For the first time the official website of the Church of Jesus Christ of Latter-day Saints includes a picture of the meeting between a President of the Church, Russell M. Nelson, and a Pope. By now this is old news, but it was a historic event, whose effects will continue for a long time, because this was the first-ever meeting between a Latter-day Saint prophet and a Catholic pope.

According to Deseret News, the two leaders met for 33 minutes at the Vatican to discuss the shared priorities of protecting religious rights, traditional family values and young people and opposing secularism.

There are about 16 million members of the Church of Jesus Christ of Latter-day Saints in the world, and when compared to the more than 1.1 billion Catholics, they are a very small group. This may explain why the Vatican offered no details of Francis’ Saturday audience, while many details were offered by the leaders and the press associated with the Church of Jesus Christ of Latter-day Saints.

But in a time when many are criticizing and leaving organized religion, even though there might be core differences in doctrine, the two faiths share common objectives, and are working together in many humanitarian projects across the globe.

Interfaith dialogue has been a practice of Latter-day Saint leaders from the early day of the Church. Since becoming leader of The Church of Jesus Christ of Latter-day Saints in 2018, President Nelson has engaged with Roman Catholic churchmen during several of his travels.

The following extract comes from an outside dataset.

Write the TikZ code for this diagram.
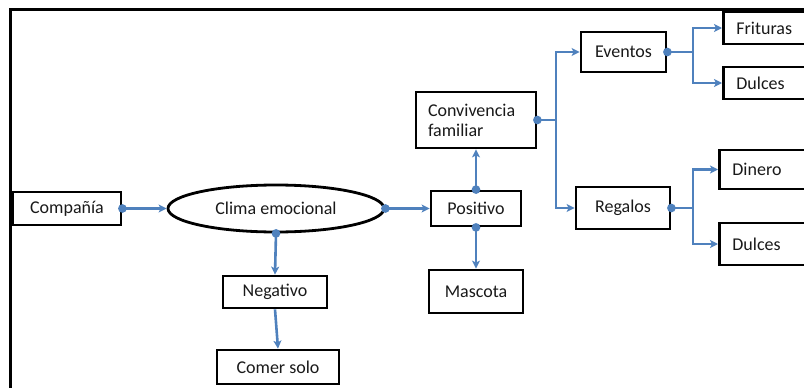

In Utah, the Church has developed strong relationships in recent decades with the Roman Catholic Diocese of Salt Lake City, and the two faiths work together in many humanitarian efforts.

Deseret News reports that a meeting between men in these positions “would have been unimaginable to leaders and members in both churches” until at least the 1960s, when followers officially were told to limit interactions with other faiths, including weddings and funerals. But behind-the-scenes connections were happening, and have intensified in the past decade.

According to the Newsroom of the Church of Jesus Christ, following the 33-minute meeting, President Nelson said: “We had a most cordial, unforgettable experience. His Holiness, he was most gracious and warm and welcoming. What a sweet, wonderful man he is, and how fortunate the Catholic people are to have such a gracious, concerned, loving and capable leader.”

The Washington Posts reports comments by Kathleen Flake, a historian of American religion and an expert on the Latter-day Saints. She reminds that the Church of Jesus Christ of Latter-day Saints teaches that it isn’t just generically “Christian” but that is the authentic restoration of Jesus’s church. Nelson and Francis, she said, are unique. “Are there any other men but those two who believe they stand in the shoes of St. Peter?”

Having been raised a member of the Catholic church in Italy, where I later became a member of the Church of Jesus Christ, I have experienced the doctrinal conflict that exist between the two churches and the social ostracism that may follow a person who decides to leave the Catholic church. This can become a serious problem, but it is the common lot of those who are a minority in many place of the world. I survived, and learned from that experience to be more tolerant of those who think differently.

However, I know how important is for the members of the Church of Jesus Christ, who live in Italy, to finally have a Temple and to learn about this cordial meeting between the leaders of the two faiths. They want the people in Italy to know that they strive to follow the Savior, and that they are not part of some strange “cult” (word that is often used with the purpose of disparaging other people’s beliefs).

Pope Francis and President Nelson may deeply disagree on doctrinal issues, but they have shown that it is possible to find and work together toward common goals, while having different beliefs. We can all agree to disagree, and be agreeable about it.

Religious differences should never be the cause of persecution or hate. The Prophet Joseph Smith said, “While one portion of the human race is judging and condemning the other without mercy, the Great Parent of the Universe looks upon the whole of the human family with a fatherly care and paternal regard; he views them as his offspring…”

We are all God’s children, we should always remember this.